Stored data:

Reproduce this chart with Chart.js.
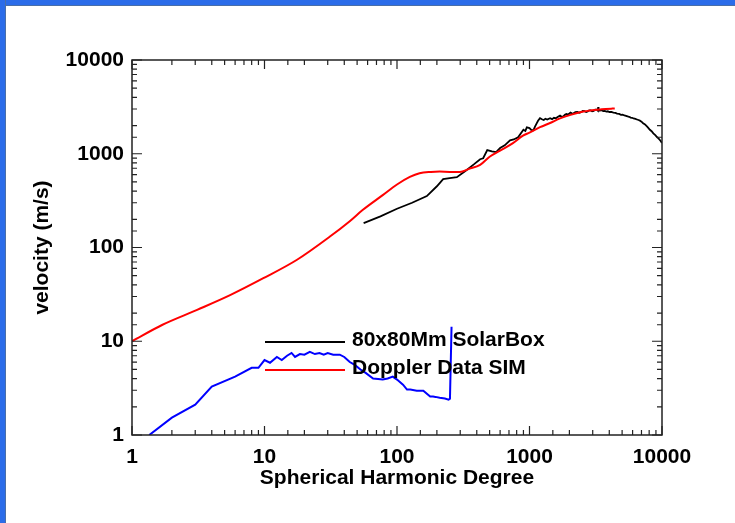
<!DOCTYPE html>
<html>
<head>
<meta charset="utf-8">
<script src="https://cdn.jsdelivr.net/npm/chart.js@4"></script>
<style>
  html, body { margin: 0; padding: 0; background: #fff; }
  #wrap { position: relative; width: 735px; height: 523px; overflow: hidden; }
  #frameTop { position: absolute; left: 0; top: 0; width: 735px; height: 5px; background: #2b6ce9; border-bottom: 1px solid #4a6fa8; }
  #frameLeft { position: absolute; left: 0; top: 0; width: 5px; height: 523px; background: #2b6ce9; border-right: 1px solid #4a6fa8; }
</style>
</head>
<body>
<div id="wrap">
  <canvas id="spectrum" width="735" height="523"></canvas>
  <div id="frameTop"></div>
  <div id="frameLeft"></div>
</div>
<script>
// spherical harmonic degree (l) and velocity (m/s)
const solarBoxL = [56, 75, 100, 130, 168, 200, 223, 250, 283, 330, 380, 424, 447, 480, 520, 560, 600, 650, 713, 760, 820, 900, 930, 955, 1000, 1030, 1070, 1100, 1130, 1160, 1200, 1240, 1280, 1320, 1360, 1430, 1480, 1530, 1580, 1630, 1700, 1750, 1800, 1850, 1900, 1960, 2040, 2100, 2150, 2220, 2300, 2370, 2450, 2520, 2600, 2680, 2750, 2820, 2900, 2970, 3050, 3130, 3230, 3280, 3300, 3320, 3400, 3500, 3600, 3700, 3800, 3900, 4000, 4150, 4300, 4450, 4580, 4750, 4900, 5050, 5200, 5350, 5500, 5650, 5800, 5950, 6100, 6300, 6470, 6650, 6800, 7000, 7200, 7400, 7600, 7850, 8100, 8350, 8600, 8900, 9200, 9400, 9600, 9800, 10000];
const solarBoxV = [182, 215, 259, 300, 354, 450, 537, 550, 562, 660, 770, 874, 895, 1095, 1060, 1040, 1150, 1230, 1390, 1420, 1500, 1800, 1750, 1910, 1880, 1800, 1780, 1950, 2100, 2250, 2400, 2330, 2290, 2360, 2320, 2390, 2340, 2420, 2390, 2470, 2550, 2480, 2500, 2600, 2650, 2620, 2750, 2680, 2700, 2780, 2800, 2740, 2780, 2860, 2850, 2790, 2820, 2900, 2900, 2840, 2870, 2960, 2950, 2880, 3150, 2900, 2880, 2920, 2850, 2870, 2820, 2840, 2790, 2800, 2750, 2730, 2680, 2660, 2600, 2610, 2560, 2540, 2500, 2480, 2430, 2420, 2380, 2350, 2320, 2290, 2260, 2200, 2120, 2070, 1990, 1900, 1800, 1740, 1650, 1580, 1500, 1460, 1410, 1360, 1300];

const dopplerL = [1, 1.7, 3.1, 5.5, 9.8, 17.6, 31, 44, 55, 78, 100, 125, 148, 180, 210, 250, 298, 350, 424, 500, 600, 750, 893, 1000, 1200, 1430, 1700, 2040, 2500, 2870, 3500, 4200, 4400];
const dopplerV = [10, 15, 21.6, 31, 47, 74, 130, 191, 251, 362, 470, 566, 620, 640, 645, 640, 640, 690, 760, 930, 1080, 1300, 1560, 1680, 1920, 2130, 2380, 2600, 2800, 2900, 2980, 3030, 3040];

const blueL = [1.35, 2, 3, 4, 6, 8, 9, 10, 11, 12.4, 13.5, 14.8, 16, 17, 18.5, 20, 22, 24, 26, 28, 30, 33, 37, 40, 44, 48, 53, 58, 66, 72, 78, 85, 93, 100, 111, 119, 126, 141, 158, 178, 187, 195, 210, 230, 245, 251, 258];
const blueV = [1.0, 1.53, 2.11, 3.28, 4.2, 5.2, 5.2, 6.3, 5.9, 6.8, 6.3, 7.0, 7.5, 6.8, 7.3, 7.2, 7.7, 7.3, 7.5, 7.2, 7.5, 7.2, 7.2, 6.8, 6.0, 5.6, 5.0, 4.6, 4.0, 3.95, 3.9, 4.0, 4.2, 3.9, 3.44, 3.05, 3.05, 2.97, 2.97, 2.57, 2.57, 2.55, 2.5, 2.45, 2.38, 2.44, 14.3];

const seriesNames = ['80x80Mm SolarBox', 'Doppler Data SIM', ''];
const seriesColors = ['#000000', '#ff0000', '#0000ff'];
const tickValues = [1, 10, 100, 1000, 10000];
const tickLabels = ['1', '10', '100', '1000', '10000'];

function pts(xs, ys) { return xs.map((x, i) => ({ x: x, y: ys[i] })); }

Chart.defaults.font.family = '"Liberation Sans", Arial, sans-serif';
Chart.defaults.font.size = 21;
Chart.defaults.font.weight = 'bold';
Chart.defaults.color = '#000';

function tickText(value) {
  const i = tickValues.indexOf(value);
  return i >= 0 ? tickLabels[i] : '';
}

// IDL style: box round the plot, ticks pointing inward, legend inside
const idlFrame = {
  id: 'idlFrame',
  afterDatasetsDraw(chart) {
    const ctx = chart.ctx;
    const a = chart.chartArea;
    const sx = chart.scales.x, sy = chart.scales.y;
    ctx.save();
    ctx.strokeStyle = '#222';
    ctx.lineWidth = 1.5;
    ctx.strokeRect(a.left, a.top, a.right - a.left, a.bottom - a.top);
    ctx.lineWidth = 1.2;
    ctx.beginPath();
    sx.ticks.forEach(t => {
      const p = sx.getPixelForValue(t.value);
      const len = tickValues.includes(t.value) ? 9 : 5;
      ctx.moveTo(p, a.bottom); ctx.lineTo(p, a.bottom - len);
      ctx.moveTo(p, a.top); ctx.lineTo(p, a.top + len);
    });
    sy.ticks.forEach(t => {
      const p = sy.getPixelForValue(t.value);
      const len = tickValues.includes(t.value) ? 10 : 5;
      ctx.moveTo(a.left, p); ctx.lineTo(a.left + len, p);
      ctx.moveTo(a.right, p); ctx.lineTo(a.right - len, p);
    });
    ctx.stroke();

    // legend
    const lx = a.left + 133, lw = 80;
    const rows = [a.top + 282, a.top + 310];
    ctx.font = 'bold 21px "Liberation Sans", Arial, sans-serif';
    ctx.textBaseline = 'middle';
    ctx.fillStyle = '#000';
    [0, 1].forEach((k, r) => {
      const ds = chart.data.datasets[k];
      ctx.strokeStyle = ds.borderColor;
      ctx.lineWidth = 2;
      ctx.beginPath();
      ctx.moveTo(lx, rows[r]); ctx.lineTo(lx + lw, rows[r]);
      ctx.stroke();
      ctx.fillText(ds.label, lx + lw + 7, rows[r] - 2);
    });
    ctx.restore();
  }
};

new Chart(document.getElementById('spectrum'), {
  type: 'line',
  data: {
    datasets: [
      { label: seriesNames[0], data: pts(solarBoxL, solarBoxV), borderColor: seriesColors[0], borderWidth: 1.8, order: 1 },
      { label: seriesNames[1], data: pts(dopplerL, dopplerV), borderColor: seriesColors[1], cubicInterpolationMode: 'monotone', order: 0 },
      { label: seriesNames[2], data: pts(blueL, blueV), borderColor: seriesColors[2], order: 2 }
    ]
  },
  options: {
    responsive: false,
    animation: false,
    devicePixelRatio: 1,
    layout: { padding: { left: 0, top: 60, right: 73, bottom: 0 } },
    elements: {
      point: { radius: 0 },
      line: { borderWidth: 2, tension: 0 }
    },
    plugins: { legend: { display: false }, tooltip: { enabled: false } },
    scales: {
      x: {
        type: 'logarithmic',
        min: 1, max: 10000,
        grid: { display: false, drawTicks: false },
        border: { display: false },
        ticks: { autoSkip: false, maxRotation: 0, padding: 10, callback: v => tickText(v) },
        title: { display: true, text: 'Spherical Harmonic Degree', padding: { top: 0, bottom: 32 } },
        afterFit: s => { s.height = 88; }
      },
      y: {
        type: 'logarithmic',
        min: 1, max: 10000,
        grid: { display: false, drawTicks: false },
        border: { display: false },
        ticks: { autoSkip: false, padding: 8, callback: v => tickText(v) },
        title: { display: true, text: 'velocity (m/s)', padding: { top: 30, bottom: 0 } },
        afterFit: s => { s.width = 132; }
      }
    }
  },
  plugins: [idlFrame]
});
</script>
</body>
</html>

Required task: Restate the data word for word from its first line through the line with "1410, 1360, 1300];", leaving out any picture along the way.

Final result:
Reproduce this chart with Chart.js.
<!DOCTYPE html>
<html>
<head>
<meta charset="utf-8">
<script src="https://cdn.jsdelivr.net/npm/chart.js@4"></script>
<style>
  html, body { margin: 0; padding: 0; background: #fff; }
  #wrap { position: relative; width: 735px; height: 523px; overflow: hidden; }
  #frameTop { position: absolute; left: 0; top: 0; width: 735px; height: 5px; background: #2b6ce9; border-bottom: 1px solid #4a6fa8; }
  #frameLeft { position: absolute; left: 0; top: 0; width: 5px; height: 523px; background: #2b6ce9; border-right: 1px solid #4a6fa8; }
</style>
</head>
<body>
<div id="wrap">
  <canvas id="spectrum" width="735" height="523"></canvas>
  <div id="frameTop"></div>
  <div id="frameLeft"></div>
</div>
<script>
// spherical harmonic degree (l) and velocity (m/s)
const solarBoxL = [56, 75, 100, 130, 168, 200, 223, 250, 283, 330, 380, 424, 447, 480, 520, 560, 600, 650, 713, 760, 820, 900, 930, 955, 1000, 1030, 1070, 1100, 1130, 1160, 1200, 1240, 1280, 1320, 1360, 1430, 1480, 1530, 1580, 1630, 1700, 1750, 1800, 1850, 1900, 1960, 2040, 2100, 2150, 2220, 2300, 2370, 2450, 2520, 2600, 2680, 2750, 2820, 2900, 2970, 3050, 3130, 3230, 3280, 3300, 3320, 3400, 3500, 3600, 3700, 3800, 3900, 4000, 4150, 4300, 4450, 4580, 4750, 4900, 5050, 5200, 5350, 5500, 5650, 5800, 5950, 6100, 6300, 6470, 6650, 6800, 7000, 7200, 7400, 7600, 7850, 8100, 8350, 8600, 8900, 9200, 9400, 9600, 9800, 10000];
const solarBoxV = [182, 215, 259, 300, 354, 450, 537, 550, 562, 660, 770, 874, 895, 1095, 1060, 1040, 1150, 1230, 1390, 1420, 1500, 1800, 1750, 1910, 1880, 1800, 1780, 1950, 2100, 2250, 2400, 2330, 2290, 2360, 2320, 2390, 2340, 2420, 2390, 2470, 2550, 2480, 2500, 2600, 2650, 2620, 2750, 2680, 2700, 2780, 2800, 2740, 2780, 2860, 2850, 2790, 2820, 2900, 2900, 2840, 2870, 2960, 2950, 2880, 3150, 2900, 2880, 2920, 2850, 2870, 2820, 2840, 2790, 2800, 2750, 2730, 2680, 2660, 2600, 2610, 2560, 2540, 2500, 2480, 2430, 2420, 2380, 2350, 2320, 2290, 2260, 2200, 2120, 2070, 1990, 1900, 1800, 1740, 1650, 1580, 1500, 1460, 1410, 1360, 1300];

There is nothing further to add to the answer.